→ **DATA FOR THE TASK**

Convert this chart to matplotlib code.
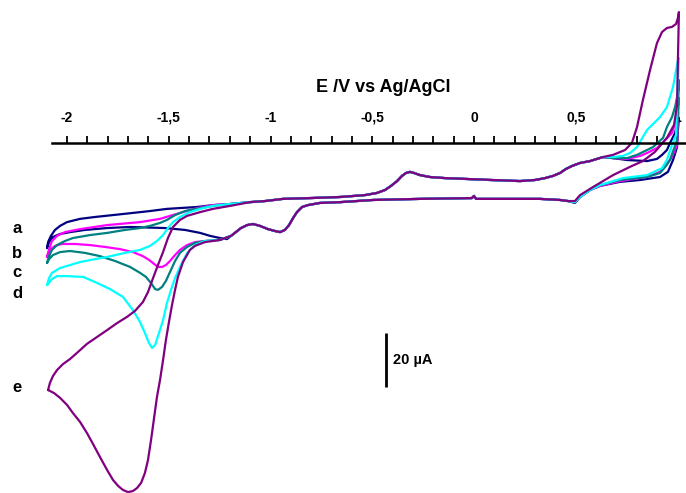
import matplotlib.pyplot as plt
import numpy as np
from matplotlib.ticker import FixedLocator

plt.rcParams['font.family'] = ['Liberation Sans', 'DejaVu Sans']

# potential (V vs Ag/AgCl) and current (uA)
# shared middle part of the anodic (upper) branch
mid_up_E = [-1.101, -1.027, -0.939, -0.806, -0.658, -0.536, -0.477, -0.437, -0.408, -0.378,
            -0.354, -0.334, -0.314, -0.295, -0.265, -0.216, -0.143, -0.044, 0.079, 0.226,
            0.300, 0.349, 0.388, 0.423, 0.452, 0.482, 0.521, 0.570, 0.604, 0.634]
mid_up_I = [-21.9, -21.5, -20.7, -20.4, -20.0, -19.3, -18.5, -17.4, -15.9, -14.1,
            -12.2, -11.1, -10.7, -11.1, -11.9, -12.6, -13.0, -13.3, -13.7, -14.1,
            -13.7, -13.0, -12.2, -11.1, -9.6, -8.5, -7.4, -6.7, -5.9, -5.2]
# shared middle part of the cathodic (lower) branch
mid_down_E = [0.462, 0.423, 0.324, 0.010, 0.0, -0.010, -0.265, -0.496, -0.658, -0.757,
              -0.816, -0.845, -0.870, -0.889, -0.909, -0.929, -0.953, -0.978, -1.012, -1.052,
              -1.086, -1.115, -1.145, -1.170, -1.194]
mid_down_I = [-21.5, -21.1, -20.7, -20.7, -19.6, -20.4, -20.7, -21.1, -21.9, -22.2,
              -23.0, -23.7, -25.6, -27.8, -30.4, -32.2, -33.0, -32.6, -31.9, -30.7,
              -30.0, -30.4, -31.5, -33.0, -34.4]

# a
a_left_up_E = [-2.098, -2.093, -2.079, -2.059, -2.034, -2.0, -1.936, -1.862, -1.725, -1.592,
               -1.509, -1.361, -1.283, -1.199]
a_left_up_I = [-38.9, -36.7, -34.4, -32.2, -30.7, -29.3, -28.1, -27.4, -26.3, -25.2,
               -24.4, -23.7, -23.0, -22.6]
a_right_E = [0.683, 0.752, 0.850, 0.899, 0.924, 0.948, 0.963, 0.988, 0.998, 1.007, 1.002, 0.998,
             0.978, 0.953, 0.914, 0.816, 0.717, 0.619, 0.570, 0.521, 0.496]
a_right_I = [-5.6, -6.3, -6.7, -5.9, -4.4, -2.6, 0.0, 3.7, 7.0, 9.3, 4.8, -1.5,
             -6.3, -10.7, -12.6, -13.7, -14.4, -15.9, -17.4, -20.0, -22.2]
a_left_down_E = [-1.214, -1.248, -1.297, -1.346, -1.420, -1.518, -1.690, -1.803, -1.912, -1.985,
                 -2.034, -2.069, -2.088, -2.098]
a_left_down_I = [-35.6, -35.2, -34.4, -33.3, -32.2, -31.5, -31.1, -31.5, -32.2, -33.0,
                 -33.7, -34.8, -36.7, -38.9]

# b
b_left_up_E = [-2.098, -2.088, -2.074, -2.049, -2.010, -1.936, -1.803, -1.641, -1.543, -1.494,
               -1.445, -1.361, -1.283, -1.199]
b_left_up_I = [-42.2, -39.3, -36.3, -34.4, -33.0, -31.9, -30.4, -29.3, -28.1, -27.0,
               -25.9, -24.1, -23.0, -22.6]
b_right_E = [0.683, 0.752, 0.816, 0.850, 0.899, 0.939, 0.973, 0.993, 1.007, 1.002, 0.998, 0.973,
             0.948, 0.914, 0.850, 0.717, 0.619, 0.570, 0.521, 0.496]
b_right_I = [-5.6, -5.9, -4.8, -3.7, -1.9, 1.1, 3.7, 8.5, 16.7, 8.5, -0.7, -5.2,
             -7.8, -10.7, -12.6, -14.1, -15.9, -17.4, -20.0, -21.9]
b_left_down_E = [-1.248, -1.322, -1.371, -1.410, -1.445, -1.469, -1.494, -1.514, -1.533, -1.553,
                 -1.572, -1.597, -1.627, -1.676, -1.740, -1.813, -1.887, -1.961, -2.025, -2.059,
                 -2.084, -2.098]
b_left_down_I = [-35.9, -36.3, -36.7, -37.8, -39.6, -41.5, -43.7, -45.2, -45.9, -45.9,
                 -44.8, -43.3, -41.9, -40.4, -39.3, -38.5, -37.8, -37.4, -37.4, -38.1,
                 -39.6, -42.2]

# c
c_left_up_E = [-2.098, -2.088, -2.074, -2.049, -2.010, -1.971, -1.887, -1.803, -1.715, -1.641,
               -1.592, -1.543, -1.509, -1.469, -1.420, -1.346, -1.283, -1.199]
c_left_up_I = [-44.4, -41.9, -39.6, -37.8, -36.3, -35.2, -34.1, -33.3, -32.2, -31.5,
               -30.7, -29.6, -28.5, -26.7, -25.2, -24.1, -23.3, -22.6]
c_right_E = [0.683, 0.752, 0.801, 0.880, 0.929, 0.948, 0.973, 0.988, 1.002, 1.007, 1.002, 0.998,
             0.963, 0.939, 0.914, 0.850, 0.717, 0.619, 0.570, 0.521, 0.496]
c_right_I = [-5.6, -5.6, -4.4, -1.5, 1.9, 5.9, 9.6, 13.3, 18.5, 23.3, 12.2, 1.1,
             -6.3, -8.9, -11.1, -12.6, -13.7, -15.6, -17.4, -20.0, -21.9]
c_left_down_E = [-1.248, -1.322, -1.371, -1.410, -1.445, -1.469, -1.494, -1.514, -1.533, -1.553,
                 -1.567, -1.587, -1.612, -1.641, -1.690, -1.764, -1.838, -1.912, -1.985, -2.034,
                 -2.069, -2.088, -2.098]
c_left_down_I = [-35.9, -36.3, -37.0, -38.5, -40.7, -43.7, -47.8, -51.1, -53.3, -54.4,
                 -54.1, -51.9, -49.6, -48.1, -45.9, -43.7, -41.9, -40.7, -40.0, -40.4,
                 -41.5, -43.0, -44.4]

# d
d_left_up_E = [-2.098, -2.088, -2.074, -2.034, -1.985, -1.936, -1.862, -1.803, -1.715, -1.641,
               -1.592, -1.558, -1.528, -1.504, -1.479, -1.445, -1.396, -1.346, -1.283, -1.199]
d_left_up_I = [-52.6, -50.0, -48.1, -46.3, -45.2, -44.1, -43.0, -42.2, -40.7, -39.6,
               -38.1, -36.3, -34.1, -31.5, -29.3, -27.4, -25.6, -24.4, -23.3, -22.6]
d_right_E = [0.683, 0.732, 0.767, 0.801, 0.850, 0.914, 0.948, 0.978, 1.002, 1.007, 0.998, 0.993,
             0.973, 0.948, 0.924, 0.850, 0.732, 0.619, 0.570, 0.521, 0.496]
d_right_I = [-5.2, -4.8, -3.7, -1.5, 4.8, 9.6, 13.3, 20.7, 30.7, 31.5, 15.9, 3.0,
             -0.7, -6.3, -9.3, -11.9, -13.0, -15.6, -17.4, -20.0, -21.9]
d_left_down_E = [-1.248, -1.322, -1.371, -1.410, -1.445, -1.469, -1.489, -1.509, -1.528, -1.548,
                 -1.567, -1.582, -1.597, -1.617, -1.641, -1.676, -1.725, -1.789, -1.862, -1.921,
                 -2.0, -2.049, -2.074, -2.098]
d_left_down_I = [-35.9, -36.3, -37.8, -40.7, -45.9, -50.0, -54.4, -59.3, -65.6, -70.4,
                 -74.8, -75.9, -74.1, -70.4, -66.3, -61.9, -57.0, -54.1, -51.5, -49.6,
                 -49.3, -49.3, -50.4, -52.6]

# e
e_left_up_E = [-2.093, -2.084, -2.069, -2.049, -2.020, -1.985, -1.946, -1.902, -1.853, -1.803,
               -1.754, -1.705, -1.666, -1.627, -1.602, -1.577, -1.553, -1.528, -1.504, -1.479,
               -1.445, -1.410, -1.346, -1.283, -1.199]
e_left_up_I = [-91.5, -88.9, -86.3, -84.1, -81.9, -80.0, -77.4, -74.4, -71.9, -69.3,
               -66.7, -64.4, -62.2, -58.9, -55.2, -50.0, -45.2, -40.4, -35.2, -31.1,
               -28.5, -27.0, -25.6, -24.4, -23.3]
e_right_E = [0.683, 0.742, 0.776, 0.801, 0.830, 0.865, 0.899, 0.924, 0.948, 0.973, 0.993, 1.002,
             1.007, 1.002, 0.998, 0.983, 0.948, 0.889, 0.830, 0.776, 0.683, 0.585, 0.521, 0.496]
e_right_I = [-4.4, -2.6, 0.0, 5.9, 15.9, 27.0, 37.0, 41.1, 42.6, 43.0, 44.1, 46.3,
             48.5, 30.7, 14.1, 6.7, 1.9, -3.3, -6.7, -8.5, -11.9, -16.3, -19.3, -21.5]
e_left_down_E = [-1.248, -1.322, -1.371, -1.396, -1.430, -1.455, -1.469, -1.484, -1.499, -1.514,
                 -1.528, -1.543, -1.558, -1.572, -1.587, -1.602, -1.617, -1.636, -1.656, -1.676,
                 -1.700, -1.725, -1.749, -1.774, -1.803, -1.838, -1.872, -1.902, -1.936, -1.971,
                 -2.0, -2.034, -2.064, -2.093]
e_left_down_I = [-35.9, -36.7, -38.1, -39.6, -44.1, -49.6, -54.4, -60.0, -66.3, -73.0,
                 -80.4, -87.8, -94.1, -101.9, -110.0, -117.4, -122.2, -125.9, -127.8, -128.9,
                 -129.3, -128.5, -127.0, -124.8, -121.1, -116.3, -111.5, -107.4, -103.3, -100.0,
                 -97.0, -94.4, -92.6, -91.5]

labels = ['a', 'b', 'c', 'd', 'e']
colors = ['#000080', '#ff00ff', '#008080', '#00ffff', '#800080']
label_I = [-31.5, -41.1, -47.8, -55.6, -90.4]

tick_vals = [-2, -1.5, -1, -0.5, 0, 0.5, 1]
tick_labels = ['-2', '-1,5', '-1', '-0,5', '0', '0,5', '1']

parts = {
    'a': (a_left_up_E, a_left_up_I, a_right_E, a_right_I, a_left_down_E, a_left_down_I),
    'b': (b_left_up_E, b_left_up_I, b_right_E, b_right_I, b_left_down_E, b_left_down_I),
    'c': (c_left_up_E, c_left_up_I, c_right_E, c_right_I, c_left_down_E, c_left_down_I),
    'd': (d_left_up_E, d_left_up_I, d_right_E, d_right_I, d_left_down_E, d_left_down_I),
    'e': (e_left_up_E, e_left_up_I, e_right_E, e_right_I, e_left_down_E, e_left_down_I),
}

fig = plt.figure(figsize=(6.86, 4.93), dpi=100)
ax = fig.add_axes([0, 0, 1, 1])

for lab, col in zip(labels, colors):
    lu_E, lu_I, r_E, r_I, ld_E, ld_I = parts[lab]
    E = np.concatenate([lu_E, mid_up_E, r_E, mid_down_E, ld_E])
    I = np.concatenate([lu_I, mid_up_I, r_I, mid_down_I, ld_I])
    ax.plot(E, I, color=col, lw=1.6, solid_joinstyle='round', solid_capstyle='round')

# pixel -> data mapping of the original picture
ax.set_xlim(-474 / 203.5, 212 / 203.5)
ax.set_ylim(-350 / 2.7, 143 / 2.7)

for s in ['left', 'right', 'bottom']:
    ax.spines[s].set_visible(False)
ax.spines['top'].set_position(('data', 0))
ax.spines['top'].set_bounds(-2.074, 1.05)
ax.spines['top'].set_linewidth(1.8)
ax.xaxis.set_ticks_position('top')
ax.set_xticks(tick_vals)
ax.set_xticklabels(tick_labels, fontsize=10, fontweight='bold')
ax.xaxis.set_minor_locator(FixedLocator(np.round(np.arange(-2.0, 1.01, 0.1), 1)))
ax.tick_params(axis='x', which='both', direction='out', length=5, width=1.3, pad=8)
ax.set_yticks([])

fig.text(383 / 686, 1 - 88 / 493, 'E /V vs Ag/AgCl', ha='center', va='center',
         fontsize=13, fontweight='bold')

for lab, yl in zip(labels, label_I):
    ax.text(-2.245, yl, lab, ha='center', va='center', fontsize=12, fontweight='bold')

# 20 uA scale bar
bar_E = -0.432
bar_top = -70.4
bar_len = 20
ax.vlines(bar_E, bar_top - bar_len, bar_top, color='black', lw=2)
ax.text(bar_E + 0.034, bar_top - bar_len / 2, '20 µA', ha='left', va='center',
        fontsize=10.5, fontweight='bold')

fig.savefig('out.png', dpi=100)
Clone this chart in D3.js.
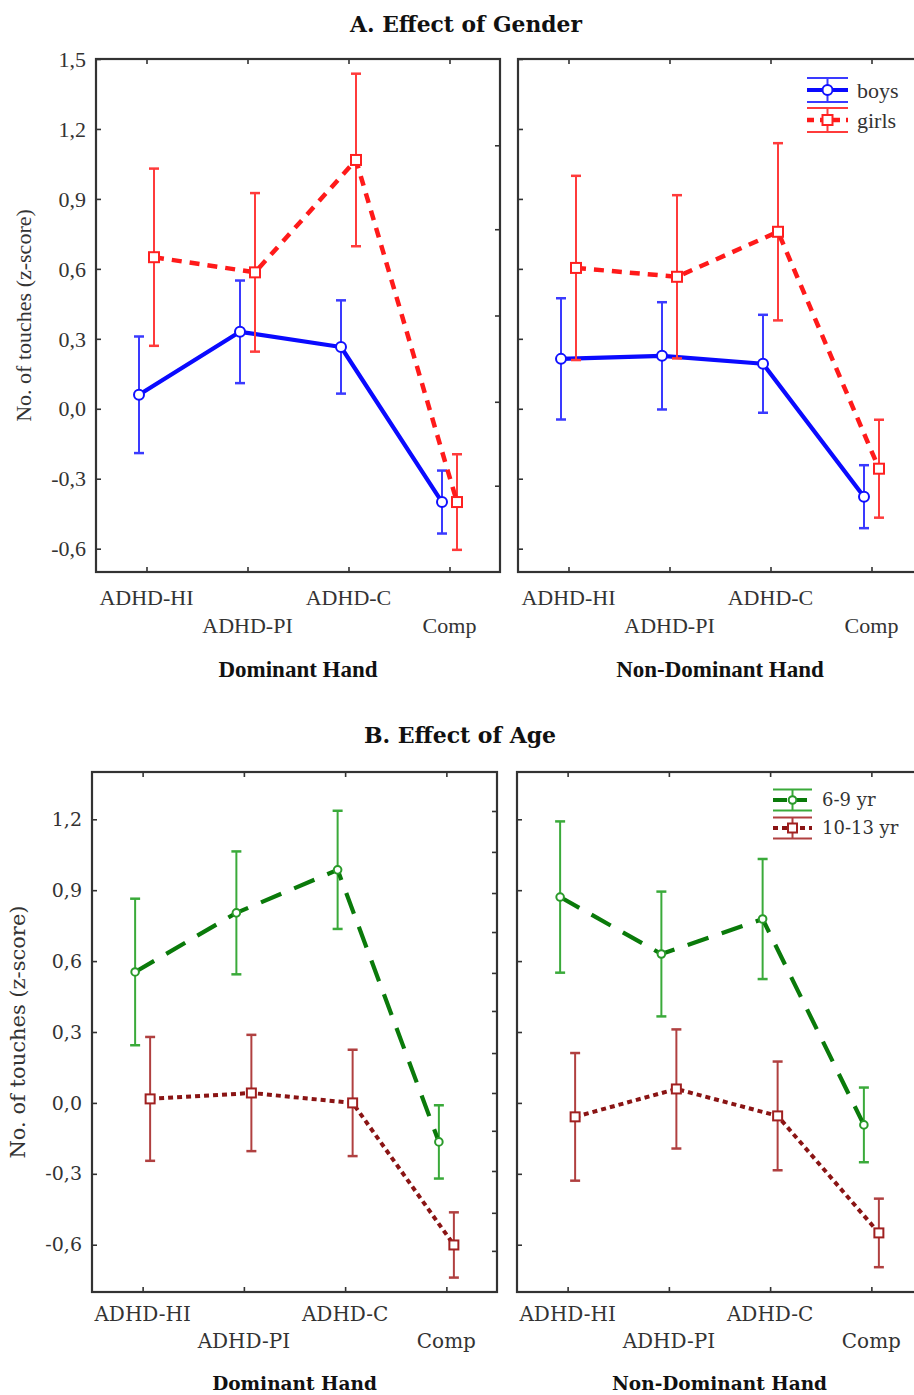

→ **GOAL**
Copy exactly the lines running from the beginning of the listing through the line that has "-30.0, -30.4, -31.5, -33.0, -34.4]". Drop the pictures.

→ **WRITTEN RESPONSE**
Convert this chart to matplotlib code.
import matplotlib.pyplot as plt
import numpy as np
from matplotlib.ticker import FixedLocator

plt.rcParams['font.family'] = ['Liberation Sans', 'DejaVu Sans']

# potential (V vs Ag/AgCl) and current (uA)
# shared middle part of the anodic (upper) branch
mid_up_E = [-1.101, -1.027, -0.939, -0.806, -0.658, -0.536, -0.477, -0.437, -0.408, -0.378,
            -0.354, -0.334, -0.314, -0.295, -0.265, -0.216, -0.143, -0.044, 0.079, 0.226,
            0.300, 0.349, 0.388, 0.423, 0.452, 0.482, 0.521, 0.570, 0.604, 0.634]
mid_up_I = [-21.9, -21.5, -20.7, -20.4, -20.0, -19.3, -18.5, -17.4, -15.9, -14.1,
            -12.2, -11.1, -10.7, -11.1, -11.9, -12.6, -13.0, -13.3, -13.7, -14.1,
            -13.7, -13.0, -12.2, -11.1, -9.6, -8.5, -7.4, -6.7, -5.9, -5.2]
# shared middle part of the cathodic (lower) branch
mid_down_E = [0.462, 0.423, 0.324, 0.010, 0.0, -0.010, -0.265, -0.496, -0.658, -0.757,
              -0.816, -0.845, -0.870, -0.889, -0.909, -0.929, -0.953, -0.978, -1.012, -1.052,
              -1.086, -1.115, -1.145, -1.170, -1.194]
mid_down_I = [-21.5, -21.1, -20.7, -20.7, -19.6, -20.4, -20.7, -21.1, -21.9, -22.2,
              -23.0, -23.7, -25.6, -27.8, -30.4, -32.2, -33.0, -32.6, -31.9, -30.7,
              -30.0, -30.4, -31.5, -33.0, -34.4]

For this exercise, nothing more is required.